Clin Transl Oncol. 2026 May 4. doi: 10.1007/s12094-026-04367-9. Online ahead of print.
ABSTRACT
Colorectal cancer (CRC) and cardiovascular disease (CVD) are major contributors to the global disease burden, with CRC as the third most common malignancy and second leading cause of cancer-related death, and CVD as the top killer among non-communicable diseases. The growing ageing population has driven a continuous rise in CRC-CVD comorbidity. Treatment-related cardiovascular toxicity, shared pathophysiological links, and the prognostic impact of comorbidity have made this interdisciplinary field a critical focus in cardio-oncology.
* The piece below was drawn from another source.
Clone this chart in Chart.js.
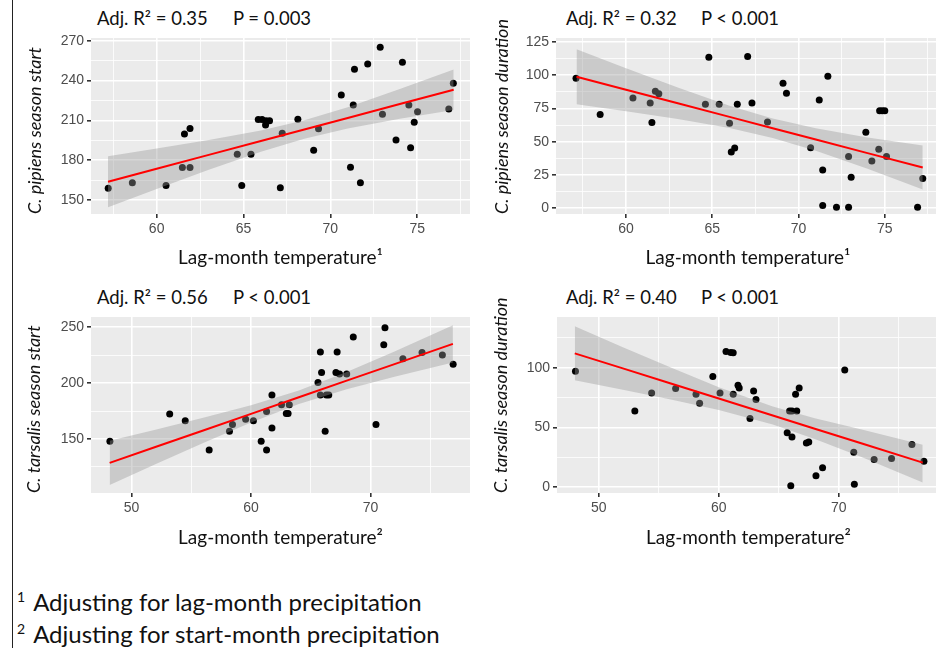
<!DOCTYPE html>
<html>
<head>
<meta charset="utf-8">
<script src="https://cdn.jsdelivr.net/npm/chart.js@4.4.1/dist/chart.umd.min.js"></script>
<style>
  html, body { margin: 0; padding: 0; background: #fff; overflow: hidden; }
  #page { position: relative; width: 936px; height: 648px; overflow: hidden; font-family: Lato, "Open Sans", sans-serif; color: #111; }
  .panel { position: absolute; }
  .stat { position: absolute; font-size: 18.5px; line-height: 20px; white-space: nowrap; }
  .note { position: absolute; left: 17px; font-size: 24px; line-height: 32px; white-space: nowrap; }
  .note sup { font-size: 14px; vertical-align: 9px; line-height: 0; margin-right: 8px; }
  #frame { position: absolute; left: 12px; top: 0; width: 1px; height: 648px; background: #222; }
</style>
</head>
<body>
<div id="page">
  <div id="frame"></div>

  <div class="stat" style="left:97px;top:8px">Adj. R² = 0.35</div>
  <div class="stat" style="left:233px;top:8px">P = 0.003</div>
  <div class="stat" style="left:566px;top:8px">Adj. R² = 0.32</div>
  <div class="stat" style="left:701px;top:8px">P &lt; 0.001</div>
  <div class="stat" style="left:97px;top:287px">Adj. R² = 0.56</div>
  <div class="stat" style="left:233px;top:287px">P &lt; 0.001</div>
  <div class="stat" style="left:566px;top:287px">Adj. R² = 0.40</div>
  <div class="stat" style="left:701px;top:287px">P &lt; 0.001</div>

  <div class="panel" style="left:14px;top:0px"><canvas id="c1" width="460" height="275"></canvas></div>
  <div class="panel" style="left:480px;top:0px"><canvas id="c2" width="464" height="275"></canvas></div>
  <div class="panel" style="left:14px;top:280px"><canvas id="c3" width="460" height="275"></canvas></div>
  <div class="panel" style="left:480px;top:280px"><canvas id="c4" width="464" height="275"></canvas></div>

  <div class="note" style="top:586px"><sup>1</sup>Adjusting for lag-month precipitation</div>
  <div class="note" style="top:618px"><sup>2</sup>Adjusting for start-month precipitation</div>
</div>

<script>
// C. pipiens season start vs lag-month temperature
const pipStartTemp = [57.21, 58.6, 60.54, 61.48, 61.6, 61.92, 61.92, 64.64, 64.9, 65.43, 65.85, 66.07, 66.3, 66.5, 66.27, 67.12, 67.23, 68.13, 69.04, 69.32, 70.63, 71.16, 71.32, 71.39, 71.73, 72.15, 72.87, 73.0, 73.78, 74.15, 74.52, 74.62, 74.83, 75.02, 76.82, 77.08];
const pipStart = [158.8, 163, 161, 174.5, 199.7, 203.8, 174.5, 184.5, 161, 184.5, 210.7, 210.7, 209.7, 209.7, 206.5, 159.3, 200.2, 210.8, 187.4, 203.7, 229.1, 174.6, 221.6, 248.4, 163, 252.4, 265, 214.6, 195.2, 253.7, 221.6, 189.4, 208.5, 216.5, 218.5, 237.9];
const pipStartFitX = [57.2, 60, 63, 66, 68.5, 71, 74, 77.1];
const pipStartFit = [163.8, 173.5, 184.0, 194.4, 203.1, 211.8, 222.3, 233.0];
const pipStartHi = [183.0, 188.7, 195.2, 202.4, 210.1, 219.8, 233.5, 248.3];
const pipStartLo = [144.6, 158.3, 172.8, 186.4, 196.1, 203.8, 211.1, 217.7];

// C. pipiens season duration vs lag-month temperature
const pipDurTemp = [57.1, 58.5, 60.4, 61.4, 61.5, 61.7, 61.9, 64.6, 64.8, 65.4, 66.0, 66.1, 66.3, 66.45, 67.05, 67.3, 68.2, 69.1, 69.3, 70.7, 71.2, 71.4, 71.4, 71.7, 72.2, 72.9, 72.9, 73.05, 73.9, 74.25, 74.65, 74.7, 74.85, 75.0, 75.1, 76.9, 77.2];
const pipDur = [97.5, 70.3, 82.8, 79, 64.3, 87.8, 86, 78, 113.3, 78, 63.8, 42.3, 45.3, 78, 114, 79, 64.8, 93.8, 86.3, 45.5, 81.3, 28.8, 2, 99, 0.8, 38.8, 0.8, 23.3, 57, 35.5, 44.3, 73.2, 73.2, 73.2, 38.8, 0.8, 22.3];
const pipDurFitX = [57.13, 60, 63, 66, 68.5, 71, 74, 77.2];
const pipDurFit = [98.7, 89.0, 78.8, 68.6, 60.1, 51.6, 41.4, 30.6];
const pipDurHi = [119.3, 105.1, 90.6, 77.0, 67.4, 60.0, 53.2, 47.1];
const pipDurLo = [78.1, 72.9, 67.0, 60.2, 52.8, 43.2, 29.6, 14.1];

// C. tarsalis season start vs lag-month temperature
const tarStartTemp = [48.2, 53.2, 54.5, 56.5, 58.2, 58.45, 59.55, 60.2, 60.85, 61.3, 61.3, 61.75, 61.75, 62.55, 62.95, 63.1, 63.2, 65.6, 65.8, 65.9, 65.8, 66.3, 66.5, 66.2, 67.2, 67.1, 67.4, 68.0, 68.55, 70.45, 71.1, 71.2, 72.7, 74.3, 76.0, 76.9];
const tarStart = [148, 172.4, 166.4, 140.2, 157, 163, 167.6, 166.4, 148, 140.2, 174.5, 189.4, 159.7, 180.6, 172.7, 172.7, 180.6, 200.5, 227.9, 209.4, 189.4, 189.4, 189.4, 157, 227.9, 209.4, 208.2, 208.2, 241.2, 163, 234.4, 249.6, 221.9, 227.3, 225.2, 216.9];
const tarStartFitX = [48.18, 52, 56, 60, 64, 68, 72, 76.88];
const tarStartFit = [128.6, 142.8, 157.6, 172.5, 187.3, 202.2, 217.0, 235.1];
const tarStartHi = [148.4, 158.3, 168.9, 180.2, 193.3, 209.9, 228.3, 251.8];
const tarStartLo = [108.8, 127.3, 146.3, 164.8, 181.3, 194.5, 205.7, 218.4];

// C. tarsalis season duration vs lag-month temperature
const tarDurTemp = [48.05, 53.0, 54.4, 56.4, 58.1, 58.4, 59.5, 60.1, 60.6, 61.0, 61.2, 61.2, 61.6, 61.7, 62.6, 62.9, 63.1, 65.7, 65.9, 66.1, 66.1, 66.0, 66.4, 66.5, 66.7, 67.3, 67.5, 68.1, 68.65, 70.5, 71.25, 71.3, 72.95, 74.4, 76.1, 77.1];
const tarDur = [97, 63.8, 78.9, 82.6, 77.8, 70.3, 92.6, 78.9, 113.5, 112.7, 112.4, 77.8, 85.3, 83, 57.6, 80.6, 73.4, 45.6, 63.8, 63.8, 42, 1.3, 77.8, 63.8, 83, 37, 37.8, 9.6, 16.3, 98, 29.2, 2.5, 23.2, 24, 35.7, 21.8];
const tarDurFitX = [47.99, 52, 56, 60, 64.5, 68, 72, 77.0];
const tarDurFit = [112.0, 99.4, 86.8, 74.2, 60.0, 49.0, 36.4, 20.6];
const tarDurHi = [134.6, 117.2, 100.1, 83.7, 67.5, 57.8, 48.0, 35.5];
const tarDurLo = [89.4, 81.6, 73.5, 64.7, 52.5, 40.3, 24.8, 4.0];

// axis breaks
const pipTempMajor = [60, 65, 70, 75];
const pipTempMinor = [57.5, 62.5, 67.5, 72.5, 77.5];
const tarTempMajor = [50, 60, 70];
const tarTempMinor = [55, 65, 75];
const pipStartMajor = [150, 180, 210, 240, 270];
const pipStartMinor = [165, 195, 225, 255];
const pipDurMajor = [0, 25, 50, 75, 100, 125];
const pipDurMinor = [12.5, 37.5, 62.5, 87.5, 112.5];
const tarStartMajor = [150, 200, 250];
const tarStartMinor = [125, 175, 225];
const tarDurMajor = [0, 50, 100];
const tarDurMinor = [25, 75, 125];

const tickFont = { family: "'Liberation Sans', Arial, sans-serif", size: 14 };
const xTitleFont = { family: "Lato, 'Open Sans', sans-serif", size: 19 };
const yTitleFont = { family: "Lato, 'Open Sans', sans-serif", size: 18, style: 'italic' };

const panelBg = {
  id: 'panelBg',
  beforeDraw(chart) {
    const a = chart.chartArea;
    const c = chart.ctx;
    c.save();
    c.fillStyle = '#ebebeb';
    c.fillRect(a.left, a.top, a.right - a.left, a.bottom - a.top);
    c.restore();
  }
};

function pts(xs, ys) {
  return xs.map((x, i) => ({ x: x, y: ys[i] }));
}

function axis(major, minor, min, max, extra) {
  const all = major.concat(minor).sort((a, b) => a - b);
  return Object.assign({
    type: 'linear',
    min: min,
    max: max,
    afterBuildTicks: s => { s.ticks = all.map(v => ({ value: v })); },
    border: { display: false },
    grid: {
      color: '#ffffff',
      lineWidth: c => (c.tick && major.includes(c.tick.value)) ? 1.6 : 0.8,
      tickColor: c => (c.tick && major.includes(c.tick.value)) ? '#333333' : 'rgba(0,0,0,0)',
      tickLength: 4
    },
    ticks: {
      callback: v => major.includes(v) ? String(v) : '',
      color: '#4d4d4d',
      font: tickFont,
      autoSkip: false,
      maxRotation: 0
    }
  }, extra);
}

function panel(id, p) {
  return new Chart(document.getElementById(id), {
    type: 'scatter',
    data: {
      datasets: [
        { data: pts(p.x, p.y), backgroundColor: '#000', borderWidth: 0, pointRadius: 3.5, order: 3 },
        { type: 'line', data: pts(p.fitX, p.hi), fill: '+1', backgroundColor: 'rgba(153,153,153,0.4)',
          borderColor: 'rgba(0,0,0,0)', borderWidth: 0, pointRadius: 0, tension: 0, order: 2 },
        { type: 'line', data: pts(p.fitX, p.lo), fill: false, borderColor: 'rgba(0,0,0,0)', borderWidth: 0,
          pointRadius: 0, tension: 0, order: 2 },
        { type: 'line', data: pts(p.fitX, p.fit), fill: false, borderColor: '#ff0000', borderWidth: 2,
          pointRadius: 0, tension: 0, order: 1 }
      ]
    },
    options: {
      responsive: false,
      animation: false,
      events: [],
      layout: { padding: { top: p.top, right: 0, bottom: 0, left: 0 } },
      plugins: { legend: { display: false }, tooltip: { enabled: false } },
      scales: {
        x: axis(p.xMajor, p.xMinor, p.xMin, p.xMax, {
          position: 'bottom',
          afterFit: s => { s.height = p.xH; },
          title: { display: true, text: p.xTitle, color: '#111', font: xTitleFont, padding: { top: 0, bottom: 5.6 } }
        }),
        y: axis(p.yMajor, p.yMinor, p.yMin, p.yMax, {
          position: 'left',
          afterFit: s => { s.width = p.yW; },
          title: { display: true, text: p.yTitle, align: 'start', color: '#111',
                   font: yTitleFont, padding: { top: p.yPad, bottom: 0 } }
        })
      }
    },
    plugins: [panelBg]
  });
}

// panel sizes tuned so the panels sit where they do in the figure
panel('c1', {
  x: pipStartTemp, y: pipStart, fitX: pipStartFitX, fit: pipStartFit, hi: pipStartHi, lo: pipStartLo,
  xMajor: pipTempMajor, xMinor: pipTempMinor, xMin: 56.22, xMax: 78.04,
  yMajor: pipStartMajor, yMinor: pipStartMinor, yMin: 139.45, yMax: 272.0,
  xTitle: 'Lag-month temperature¹', yTitle: 'C. pipiens season start', top: 38, xH: 61, yW: 77, yPad: 10.2
});
panel('c2', {
  x: pipDurTemp, y: pipDur, fitX: pipDurFitX, fit: pipDurFit, hi: pipDurHi, lo: pipDurLo,
  xMajor: pipTempMajor, xMinor: pipTempMinor, xMin: 55.94, xMax: 78.2,
  yMajor: pipDurMajor, yMinor: pipDurMinor, yMin: -4.3, yMax: 127.8,
  xTitle: 'Lag-month temperature¹', yTitle: 'C. pipiens season duration', top: 38, xH: 61, yW: 76, yPad: 10.9
});
panel('c3', {
  x: tarStartTemp, y: tarStart, fitX: tarStartFitX, fit: tarStartFit, hi: tarStartHi, lo: tarStartLo,
  xMajor: tarTempMajor, xMinor: tarTempMinor, xMin: 46.62, xMax: 78.31,
  yMajor: tarStartMajor, yMinor: tarStartMinor, yMin: 101.6, yMax: 259.2,
  xTitle: 'Lag-month temperature²', yTitle: 'C. tarsalis season start', top: 37, xH: 62, yW: 77, yPad: 9.4
});
panel('c4', {
  x: tarDurTemp, y: tarDur, fitX: tarDurFitX, fit: tarDurFit, hi: tarDurHi, lo: tarDurLo,
  xMajor: tarTempMajor, xMinor: tarTempMinor, xMin: 46.51, xMax: 78.44,
  yMajor: tarDurMajor, yMinor: tarDurMinor, yMin: -4.8, yMax: 142.4,
  xTitle: 'Lag-month temperature²', yTitle: 'C. tarsalis season duration', top: 37, xH: 62, yW: 77, yPad: 10
});
</script>
</body>
</html>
This review addresses core scientific questions at the CRC-CVD intersection, including their shared risk factors and pathological mechanisms (metabolic syndrome, chronic inflammation, oxidative stress, gut microbiota dysbiosis, etc.), epidemiological and molecular associations between CRC and major CVD subtypes, as well as cardiovascular toxicity mechanisms, monitoring, and intervention strategies for CRC therapies (chemotherapy, targeted therapy, immunotherapy). Beneficial lifestyle modifications and cross-effective medications, together with multidisciplinary team (MDT) collaboration, hold great value for comorbidity management. Current studies have confirmed their epidemiological and partial mechanistic links, but key gaps remain: unclear core molecular regulatory networks, insufficient gut microbiota-cardiovascular-tumor axis research, lack of personalized risk prediction models, limited long-term cardiovascular data for novel anticancer drugs, and absent standardized precision prevention protocols. Future multi-omics studies, large-scale clinical trials, and real-world data research will help clarify shared targets, build risk models, and formulate interdisciplinary management guidelines to improve outcomes of CRC-CVD comorbidity patients.